The Supreme Court today granted a petition for a writ of certiorari to review the Seventh Circuit’s decision in Divane v. Northwestern University, 953 F.3d 980 (7th Cir. 2020), cert. granted sub nom., Hughes v. Northwestern University, No. 19-1401 (July 2, 2021) (“Hughes”).1 Hughes is one of the numerous “excessive fees” class action cases that have come to dominate the ERISA fiduciary litigation landscape in recent years. Indeed, more than 100 of these cases have been brought against sponsors and fiduciaries of participant-directed retirement plans in just the last year and a half. While the Seventh Circuit in Hughes affirmed the dismissal of the plaintiffs’ complaint, many of these excessive fees cases have survived motions to dismiss, subjecting plan sponsors and fiduciaries to costly and time consuming discovery.

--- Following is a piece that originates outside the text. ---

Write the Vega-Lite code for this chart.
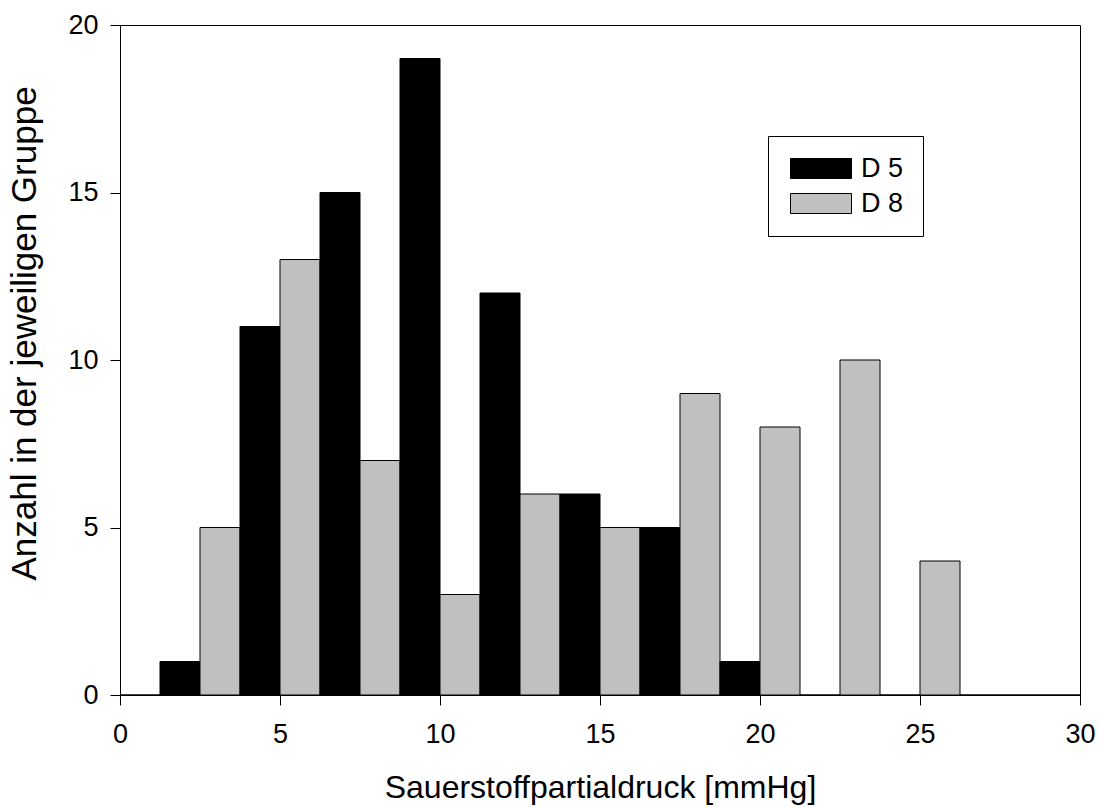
{
  "$schema": "https://vega.github.io/schema/vega-lite/v6.json",
  "width": 960,
  "height": 670,
  "autosize": "none",
  "padding": {"left": 120, "top": 25, "right": 18, "bottom": 112},
  "background": "white",
  "config": {
    "font": "Liberation Sans",
    "view": {"stroke": "black", "strokeWidth": 1},
    "axis": {
      "grid": false,
      "domainColor": "black",
      "tickColor": "black",
      "labelColor": "black",
      "titleColor": "black",
      "labelFont": "Liberation Sans",
      "titleFont": "Liberation Sans",
      "labelFontSize": 27,
      "titleFontWeight": "normal",
      "tickSize": 10
    }
  },
  "data": {
    "values": [
      {"group": "D 8", "start": 0, "end": 1.25, "count": 0},
      {"group": "D 5", "start": 1.25, "end": 2.5, "count": 1},
      {"group": "D 8", "start": 2.5, "end": 3.75, "count": 5},
      {"group": "D 5", "start": 3.75, "end": 5, "count": 11},
      {"group": "D 8", "start": 5, "end": 6.25, "count": 13},
      {"group": "D 5", "start": 6.25, "end": 7.5, "count": 15},
      {"group": "D 8", "start": 7.5, "end": 8.75, "count": 7},
      {"group": "D 5", "start": 8.75, "end": 10, "count": 19},
      {"group": "D 8", "start": 10, "end": 11.25, "count": 3},
      {"group": "D 5", "start": 11.25, "end": 12.5, "count": 12},
      {"group": "D 8", "start": 12.5, "end": 13.75, "count": 6},
      {"group": "D 5", "start": 13.75, "end": 15, "count": 6},
      {"group": "D 8", "start": 15, "end": 16.25, "count": 5},
      {"group": "D 5", "start": 16.25, "end": 17.5, "count": 5},
      {"group": "D 8", "start": 17.5, "end": 18.75, "count": 9},
      {"group": "D 5", "start": 18.75, "end": 20, "count": 1},
      {"group": "D 8", "start": 20, "end": 21.25, "count": 8},
      {"group": "D 5", "start": 21.25, "end": 22.5, "count": 0},
      {"group": "D 8", "start": 22.5, "end": 23.75, "count": 10},
      {"group": "D 5", "start": 23.75, "end": 25, "count": 0},
      {"group": "D 8", "start": 25, "end": 26.25, "count": 4},
      {"group": "D 5", "start": 26.25, "end": 27.5, "count": 0},
      {"group": "D 8", "start": 27.5, "end": 28.75, "count": 0},
      {"group": "D 5", "start": 28.75, "end": 30, "count": 0}
    ]
  },
  "mark": {"type": "rect", "stroke": "black", "strokeWidth": 1, "opacity": 1},
  "encoding": {
    "x": {
      "field": "start", "type": "quantitative",
      "scale": {"domain": [0, 30], "nice": false, "zero": false},
      "axis": {"values": [0, 5, 10, 15, 20, 25, 30], "labelPadding": 16, "title": "Sauerstoffpartialdruck [mmHg]", "titleFontSize": 32, "titlePadding": 25, "labelFlush": false}
    },
    "x2": {"field": "end"},
    "y": {
      "field": "count", "type": "quantitative",
      "scale": {"domain": [0, 20], "nice": false},
      "axis": {"values": [0, 5, 10, 15, 20], "labelPadding": 12, "title": "Anzahl in der jeweiligen Gruppe", "titleFontSize": 35, "titlePadding": 25, "titleY": 308}
    },
    "y2": {"datum": 0},
    "fill": {
      "field": "group", "type": "nominal",
      "scale": {"domain": ["D 5", "D 8"], "range": ["black", "#c0c0c0"]},
      "legend": {
        "title": null,
        "orient": "none",
        "legendX": 648,
        "legendY": 111,
        "strokeColor": "black",
        "fillColor": "white",
        "padding": 19,
        "symbolType": "M-1,-1H5.1V1H-1Z",
        "symbolSize": 400,
        "symbolStrokeColor": "black",
        "symbolStrokeWidth": 1,
        "symbolOpacity": 1,
        "labelFont": "Liberation Sans",
        "labelFontSize": 27,
        "labelColor": "black",
        "labelOffset": 47,
        "rowPadding": 7
      }
    }
  }
}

As in many of these cases, the plaintiffs in Hughes allege, among other things, that the defendants breached their ERISA fiduciary duties by causing the university’s participant-directed retirement plans to pay excessive recordkeeping and investment management fees when lower-cost services or investment products allegedly were available. In petitioning for certiorari after the Seventh Circuit affirmed the district court’s dismissal of the complaint, the plaintiffs argued that the Seventh Circuit’s decision conflicted with the decisions of the Third Circuit in Sweda v. University of Pennsylvania, 923 F.3d 320 (3d Cir. 2019), and the Eighth Circuit in Davis v. Washington University in St. Louis, 960 F.3d 478 (8th Cir. 2020), both of which had allowed complaints to proceed beyond the motion to dismiss stage. The Supreme Court called for the views of the Solicitor General, which then filed an amicus curiae brief for the United States arguing that the petition should be granted.
The question presented by the petition, which the Supreme Court today agreed to review, is: “Whether allegations that a defined-contribution retirement plan paid or charged its participants fees that substantially exceeded fees for alternative available investment products or services are sufficient to state a claim against plan fiduciaries for breach of the duty of prudence under ERISA, 29 U.S.C. § 1104(a)(1)(B).” The Supreme Court’s decision to review this issue should bring some clarity to the pleading standard in this hotly litigated area, just as the Court’s decision several years ago in Dudenhoeffer did in employer stock drop cases.
1 Justice Barrett, formerly a judge on the Seventh Circuit, took no part in considering the petition.